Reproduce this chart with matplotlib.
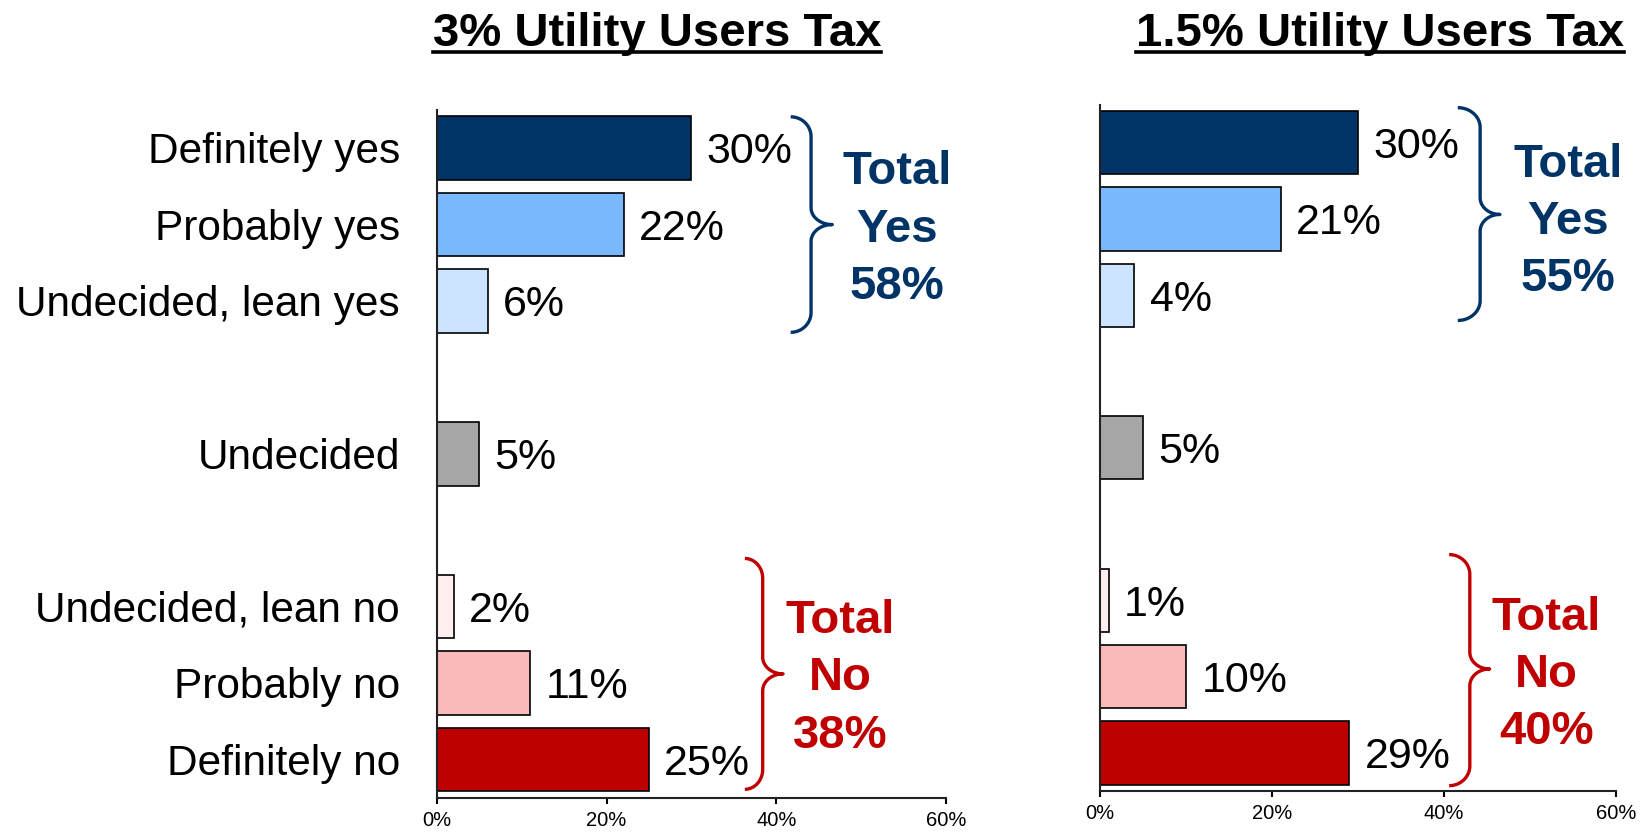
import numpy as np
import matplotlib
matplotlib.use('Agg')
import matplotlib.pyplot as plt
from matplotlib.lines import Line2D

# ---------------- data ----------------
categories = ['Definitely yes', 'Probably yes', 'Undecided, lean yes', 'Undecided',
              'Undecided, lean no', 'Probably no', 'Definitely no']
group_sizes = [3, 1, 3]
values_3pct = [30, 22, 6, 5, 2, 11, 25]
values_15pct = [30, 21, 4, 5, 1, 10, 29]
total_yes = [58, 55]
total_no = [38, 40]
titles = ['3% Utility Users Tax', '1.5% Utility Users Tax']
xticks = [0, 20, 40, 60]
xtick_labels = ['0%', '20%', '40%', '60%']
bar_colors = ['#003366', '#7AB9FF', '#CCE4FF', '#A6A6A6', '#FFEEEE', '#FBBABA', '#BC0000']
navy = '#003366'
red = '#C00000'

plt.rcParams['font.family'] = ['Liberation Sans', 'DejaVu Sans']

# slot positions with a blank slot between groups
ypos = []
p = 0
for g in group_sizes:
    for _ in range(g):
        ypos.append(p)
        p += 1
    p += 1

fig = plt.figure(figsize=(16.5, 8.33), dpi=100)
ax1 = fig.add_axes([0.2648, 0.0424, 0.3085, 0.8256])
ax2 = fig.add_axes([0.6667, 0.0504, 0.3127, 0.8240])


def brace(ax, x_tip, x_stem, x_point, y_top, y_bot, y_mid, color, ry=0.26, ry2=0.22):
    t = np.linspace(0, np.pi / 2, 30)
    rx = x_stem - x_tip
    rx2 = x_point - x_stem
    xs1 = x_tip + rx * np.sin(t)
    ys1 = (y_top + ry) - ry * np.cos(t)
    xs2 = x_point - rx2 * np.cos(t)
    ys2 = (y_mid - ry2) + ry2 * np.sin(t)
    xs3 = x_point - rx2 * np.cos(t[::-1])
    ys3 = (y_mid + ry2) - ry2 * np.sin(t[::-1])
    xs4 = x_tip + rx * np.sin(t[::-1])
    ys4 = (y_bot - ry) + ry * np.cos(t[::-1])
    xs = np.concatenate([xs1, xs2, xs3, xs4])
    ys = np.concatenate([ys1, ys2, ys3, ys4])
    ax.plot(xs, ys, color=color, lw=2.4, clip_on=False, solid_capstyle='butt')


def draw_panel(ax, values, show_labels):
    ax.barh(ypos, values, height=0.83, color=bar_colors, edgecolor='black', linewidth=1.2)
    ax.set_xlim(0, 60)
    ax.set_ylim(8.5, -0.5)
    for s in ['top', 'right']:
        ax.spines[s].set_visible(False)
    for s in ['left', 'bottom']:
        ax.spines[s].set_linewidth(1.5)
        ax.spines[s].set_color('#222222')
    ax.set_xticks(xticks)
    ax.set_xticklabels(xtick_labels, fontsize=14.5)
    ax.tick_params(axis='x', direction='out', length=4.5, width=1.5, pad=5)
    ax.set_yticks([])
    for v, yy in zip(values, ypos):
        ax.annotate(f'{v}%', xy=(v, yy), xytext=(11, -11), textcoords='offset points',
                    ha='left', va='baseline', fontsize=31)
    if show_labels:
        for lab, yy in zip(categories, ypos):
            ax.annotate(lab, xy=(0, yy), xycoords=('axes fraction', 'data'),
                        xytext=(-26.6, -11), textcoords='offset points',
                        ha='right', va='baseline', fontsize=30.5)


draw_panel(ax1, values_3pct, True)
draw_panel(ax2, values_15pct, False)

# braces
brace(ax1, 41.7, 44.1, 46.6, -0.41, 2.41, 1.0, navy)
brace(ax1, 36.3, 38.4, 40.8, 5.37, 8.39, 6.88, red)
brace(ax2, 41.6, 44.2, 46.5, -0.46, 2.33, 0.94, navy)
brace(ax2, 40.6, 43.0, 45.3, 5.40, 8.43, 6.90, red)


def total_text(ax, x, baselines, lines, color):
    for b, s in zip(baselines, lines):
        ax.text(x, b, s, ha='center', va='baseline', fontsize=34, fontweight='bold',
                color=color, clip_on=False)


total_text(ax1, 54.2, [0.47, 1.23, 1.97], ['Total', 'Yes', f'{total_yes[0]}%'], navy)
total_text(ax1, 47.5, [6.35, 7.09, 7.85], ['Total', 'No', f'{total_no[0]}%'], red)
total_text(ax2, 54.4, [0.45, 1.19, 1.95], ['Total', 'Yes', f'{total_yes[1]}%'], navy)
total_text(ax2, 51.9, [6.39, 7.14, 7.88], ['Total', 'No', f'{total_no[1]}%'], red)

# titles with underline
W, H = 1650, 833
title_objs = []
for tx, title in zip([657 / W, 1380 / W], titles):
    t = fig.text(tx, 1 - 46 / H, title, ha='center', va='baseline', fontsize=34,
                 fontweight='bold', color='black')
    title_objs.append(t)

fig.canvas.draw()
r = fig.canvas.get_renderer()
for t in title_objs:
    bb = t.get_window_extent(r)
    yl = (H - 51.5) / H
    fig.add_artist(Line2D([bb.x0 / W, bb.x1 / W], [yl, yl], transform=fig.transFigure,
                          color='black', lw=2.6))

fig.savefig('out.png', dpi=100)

---

- **REQUIREMENT**: Only lines belong in the copy: transcribe those from the start of the data through the line that contains "from matplotlib.lines import Line2D", and skip the pictures.

- **EXERCISE RESPONSE**:
Reproduce this chart with matplotlib.
import numpy as np
import matplotlib
matplotlib.use('Agg')
import matplotlib.pyplot as plt
from matplotlib.lines import Line2D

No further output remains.